WHAT YOU SHOULD DO
Write out all the lines again, precisely as they stand, but without the images.

SUPPLIED INFORMATION

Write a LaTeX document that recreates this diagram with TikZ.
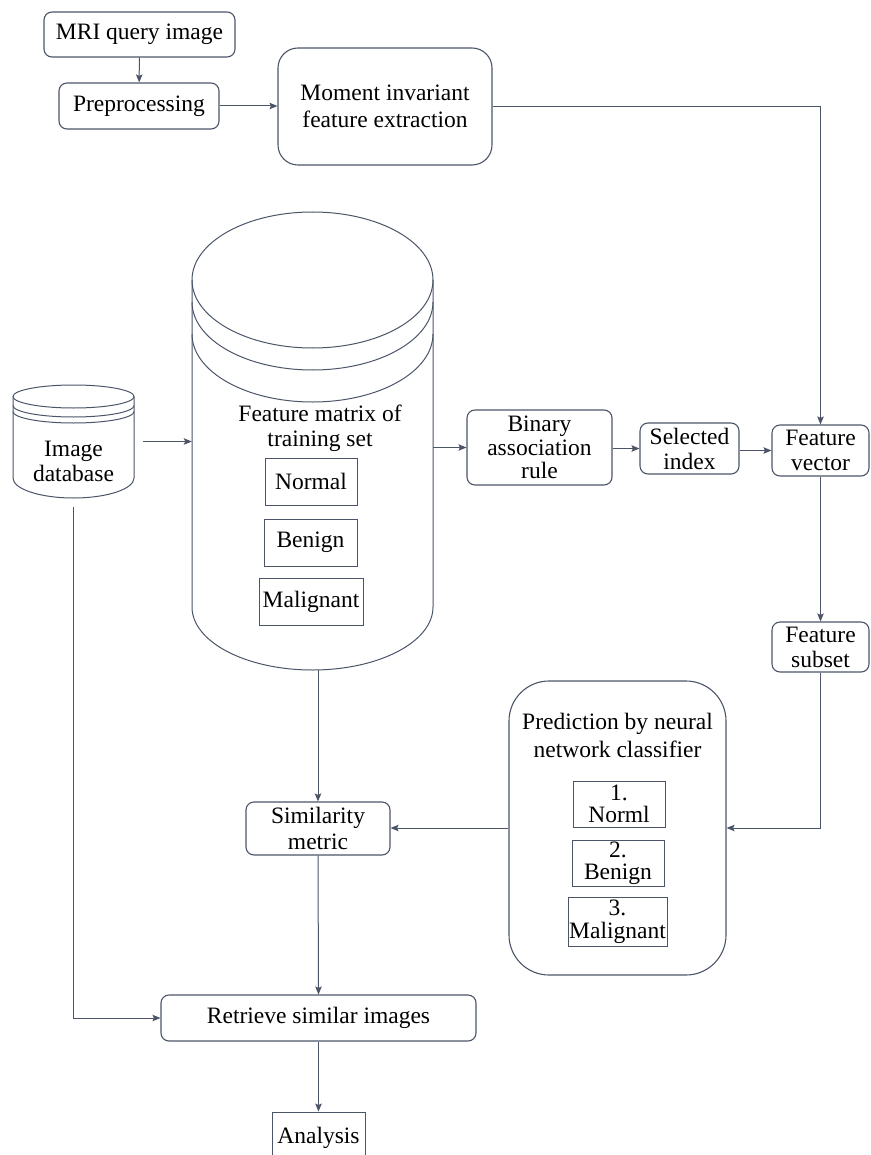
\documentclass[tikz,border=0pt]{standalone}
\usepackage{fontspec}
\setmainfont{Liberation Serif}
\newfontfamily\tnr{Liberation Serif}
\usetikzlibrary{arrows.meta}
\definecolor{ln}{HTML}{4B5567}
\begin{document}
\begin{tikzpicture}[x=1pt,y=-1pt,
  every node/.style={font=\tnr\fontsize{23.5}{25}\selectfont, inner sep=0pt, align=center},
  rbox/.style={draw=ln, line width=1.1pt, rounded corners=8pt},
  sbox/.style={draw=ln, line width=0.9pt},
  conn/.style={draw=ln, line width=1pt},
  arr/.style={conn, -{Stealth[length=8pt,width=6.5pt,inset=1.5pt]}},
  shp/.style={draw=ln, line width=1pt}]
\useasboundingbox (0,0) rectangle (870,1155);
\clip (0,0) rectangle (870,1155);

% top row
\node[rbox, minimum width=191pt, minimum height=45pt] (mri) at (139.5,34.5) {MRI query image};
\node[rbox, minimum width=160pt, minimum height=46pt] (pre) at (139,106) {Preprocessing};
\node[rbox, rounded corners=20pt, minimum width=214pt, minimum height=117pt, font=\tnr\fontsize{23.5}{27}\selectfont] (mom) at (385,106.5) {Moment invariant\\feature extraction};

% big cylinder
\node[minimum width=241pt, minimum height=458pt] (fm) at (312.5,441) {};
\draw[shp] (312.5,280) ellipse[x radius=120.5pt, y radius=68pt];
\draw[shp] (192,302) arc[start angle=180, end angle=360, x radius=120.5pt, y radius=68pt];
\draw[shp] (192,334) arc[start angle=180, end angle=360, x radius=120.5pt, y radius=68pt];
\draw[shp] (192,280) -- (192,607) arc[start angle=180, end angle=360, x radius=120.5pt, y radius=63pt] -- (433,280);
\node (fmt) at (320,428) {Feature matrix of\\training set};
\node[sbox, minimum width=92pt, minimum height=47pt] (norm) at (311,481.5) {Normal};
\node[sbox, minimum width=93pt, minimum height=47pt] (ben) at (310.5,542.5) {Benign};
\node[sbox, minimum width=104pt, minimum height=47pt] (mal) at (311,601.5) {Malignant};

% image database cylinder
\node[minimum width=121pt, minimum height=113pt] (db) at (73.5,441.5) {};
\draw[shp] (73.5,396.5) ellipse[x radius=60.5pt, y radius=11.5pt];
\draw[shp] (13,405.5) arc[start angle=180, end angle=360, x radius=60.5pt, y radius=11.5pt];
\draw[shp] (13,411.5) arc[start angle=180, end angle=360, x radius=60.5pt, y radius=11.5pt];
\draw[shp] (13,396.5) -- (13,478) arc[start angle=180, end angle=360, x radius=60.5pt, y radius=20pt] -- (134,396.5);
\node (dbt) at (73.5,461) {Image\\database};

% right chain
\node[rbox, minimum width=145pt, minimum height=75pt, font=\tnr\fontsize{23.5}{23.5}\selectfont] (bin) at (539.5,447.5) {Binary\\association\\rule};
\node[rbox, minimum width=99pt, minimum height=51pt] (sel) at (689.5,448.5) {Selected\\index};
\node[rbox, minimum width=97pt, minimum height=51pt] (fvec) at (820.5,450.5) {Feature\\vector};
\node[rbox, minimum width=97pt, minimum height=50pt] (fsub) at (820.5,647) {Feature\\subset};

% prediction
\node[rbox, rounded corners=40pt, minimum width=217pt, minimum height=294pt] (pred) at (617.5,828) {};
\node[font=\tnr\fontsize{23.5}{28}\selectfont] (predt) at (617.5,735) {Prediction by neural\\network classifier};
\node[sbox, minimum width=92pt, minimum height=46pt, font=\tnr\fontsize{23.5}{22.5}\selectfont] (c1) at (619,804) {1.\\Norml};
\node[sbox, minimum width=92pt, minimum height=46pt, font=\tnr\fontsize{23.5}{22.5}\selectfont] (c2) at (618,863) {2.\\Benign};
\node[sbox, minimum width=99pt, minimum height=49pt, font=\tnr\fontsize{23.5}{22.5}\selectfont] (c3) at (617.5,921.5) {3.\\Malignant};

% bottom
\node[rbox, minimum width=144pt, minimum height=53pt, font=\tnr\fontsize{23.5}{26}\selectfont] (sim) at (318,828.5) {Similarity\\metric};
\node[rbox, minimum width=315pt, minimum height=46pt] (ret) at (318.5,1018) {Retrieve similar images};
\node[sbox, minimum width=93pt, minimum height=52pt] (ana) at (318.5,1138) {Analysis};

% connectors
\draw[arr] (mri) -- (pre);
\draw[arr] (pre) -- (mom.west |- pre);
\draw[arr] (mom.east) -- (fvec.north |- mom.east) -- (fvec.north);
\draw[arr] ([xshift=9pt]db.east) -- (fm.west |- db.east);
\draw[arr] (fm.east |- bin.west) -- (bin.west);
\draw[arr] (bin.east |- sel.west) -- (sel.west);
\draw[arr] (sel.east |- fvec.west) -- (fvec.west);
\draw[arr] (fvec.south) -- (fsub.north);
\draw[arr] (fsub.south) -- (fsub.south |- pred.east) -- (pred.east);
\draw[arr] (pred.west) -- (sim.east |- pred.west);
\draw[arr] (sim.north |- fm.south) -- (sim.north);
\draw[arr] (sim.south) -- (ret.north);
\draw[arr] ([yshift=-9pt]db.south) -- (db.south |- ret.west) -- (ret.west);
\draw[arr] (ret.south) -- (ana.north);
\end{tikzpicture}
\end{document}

THE COMPLETED TASK
Write a LaTeX document that recreates this diagram with TikZ.
\documentclass[tikz,border=0pt]{standalone}
\usepackage{fontspec}
\setmainfont{Liberation Serif}
\newfontfamily\tnr{Liberation Serif}
\usetikzlibrary{arrows.meta}
\definecolor{ln}{HTML}{4B5567}
\begin{document}
\begin{tikzpicture}[x=1pt,y=-1pt,
  every node/.style={font=\tnr\fontsize{23.5}{25}\selectfont, inner sep=0pt, align=center},
  rbox/.style={draw=ln, line width=1.1pt, rounded corners=8pt},
  sbox/.style={draw=ln, line width=0.9pt},
  conn/.style={draw=ln, line width=1pt},
  arr/.style={conn, -{Stealth[length=8pt,width=6.5pt,inset=1.5pt]}},
  shp/.style={draw=ln, line width=1pt}]
\useasboundingbox (0,0) rectangle (870,1155);
\clip (0,0) rectangle (870,1155);

% top row
\node[rbox, minimum width=191pt, minimum height=45pt] (mri) at (139.5,34.5) {MRI query image};
\node[rbox, minimum width=160pt, minimum height=46pt] (pre) at (139,106) {Preprocessing};
\node[rbox, rounded corners=20pt, minimum width=214pt, minimum height=117pt, font=\tnr\fontsize{23.5}{27}\selectfont] (mom) at (385,106.5) {Moment invariant\\feature extraction};

% big cylinder
\node[minimum width=241pt, minimum height=458pt] (fm) at (312.5,441) {};
\draw[shp] (312.5,280) ellipse[x radius=120.5pt, y radius=68pt];
\draw[shp] (192,302) arc[start angle=180, end angle=360, x radius=120.5pt, y radius=68pt];
\draw[shp] (192,334) arc[start angle=180, end angle=360, x radius=120.5pt, y radius=68pt];
\draw[shp] (192,280) -- (192,607) arc[start angle=180, end angle=360, x radius=120.5pt, y radius=63pt] -- (433,280);
\node (fmt) at (320,428) {Feature matrix of\\training set};
\node[sbox, minimum width=92pt, minimum height=47pt] (norm) at (311,481.5) {Normal};
\node[sbox, minimum width=93pt, minimum height=47pt] (ben) at (310.5,542.5) {Benign};
\node[sbox, minimum width=104pt, minimum height=47pt] (mal) at (311,601.5) {Malignant};

% image database cylinder
\node[minimum width=121pt, minimum height=113pt] (db) at (73.5,441.5) {};
\draw[shp] (73.5,396.5) ellipse[x radius=60.5pt, y radius=11.5pt];
\draw[shp] (13,405.5) arc[start angle=180, end angle=360, x radius=60.5pt, y radius=11.5pt];
\draw[shp] (13,411.5) arc[start angle=180, end angle=360, x radius=60.5pt, y radius=11.5pt];
\draw[shp] (13,396.5) -- (13,478) arc[start angle=180, end angle=360, x radius=60.5pt, y radius=20pt] -- (134,396.5);
\node (dbt) at (73.5,461) {Image\\database};

% right chain
\node[rbox, minimum width=145pt, minimum height=75pt, font=\tnr\fontsize{23.5}{23.5}\selectfont] (bin) at (539.5,447.5) {Binary\\association\\rule};
\node[rbox, minimum width=99pt, minimum height=51pt] (sel) at (689.5,448.5) {Selected\\index};
\node[rbox, minimum width=97pt, minimum height=51pt] (fvec) at (820.5,450.5) {Feature\\vector};
\node[rbox, minimum width=97pt, minimum height=50pt] (fsub) at (820.5,647) {Feature\\subset};

% prediction
\node[rbox, rounded corners=40pt, minimum width=217pt, minimum height=294pt] (pred) at (617.5,828) {};
\node[font=\tnr\fontsize{23.5}{28}\selectfont] (predt) at (617.5,735) {Prediction by neural\\network classifier};
\node[sbox, minimum width=92pt, minimum height=46pt, font=\tnr\fontsize{23.5}{22.5}\selectfont] (c1) at (619,804) {1.\\Norml};
\node[sbox, minimum width=92pt, minimum height=46pt, font=\tnr\fontsize{23.5}{22.5}\selectfont] (c2) at (618,863) {2.\\Benign};
\node[sbox, minimum width=99pt, minimum height=49pt, font=\tnr\fontsize{23.5}{22.5}\selectfont] (c3) at (617.5,921.5) {3.\\Malignant};

% bottom
\node[rbox, minimum width=144pt, minimum height=53pt, font=\tnr\fontsize{23.5}{26}\selectfont] (sim) at (318,828.5) {Similarity\\metric};
\node[rbox, minimum width=315pt, minimum height=46pt] (ret) at (318.5,1018) {Retrieve similar images};
\node[sbox, minimum width=93pt, minimum height=52pt] (ana) at (318.5,1138) {Analysis};

% connectors
\draw[arr] (mri) -- (pre);
\draw[arr] (pre) -- (mom.west |- pre);
\draw[arr] (mom.east) -- (fvec.north |- mom.east) -- (fvec.north);
\draw[arr] ([xshift=9pt]db.east) -- (fm.west |- db.east);
\draw[arr] (fm.east |- bin.west) -- (bin.west);
\draw[arr] (bin.east |- sel.west) -- (sel.west);
\draw[arr] (sel.east |- fvec.west) -- (fvec.west);
\draw[arr] (fvec.south) -- (fsub.north);
\draw[arr] (fsub.south) -- (fsub.south |- pred.east) -- (pred.east);
\draw[arr] (pred.west) -- (sim.east |- pred.west);
\draw[arr] (sim.north |- fm.south) -- (sim.north);
\draw[arr] (sim.south) -- (ret.north);
\draw[arr] ([yshift=-9pt]db.south) -- (db.south |- ret.west) -- (ret.west);
\draw[arr] (ret.south) -- (ana.north);
\end{tikzpicture}
\end{document}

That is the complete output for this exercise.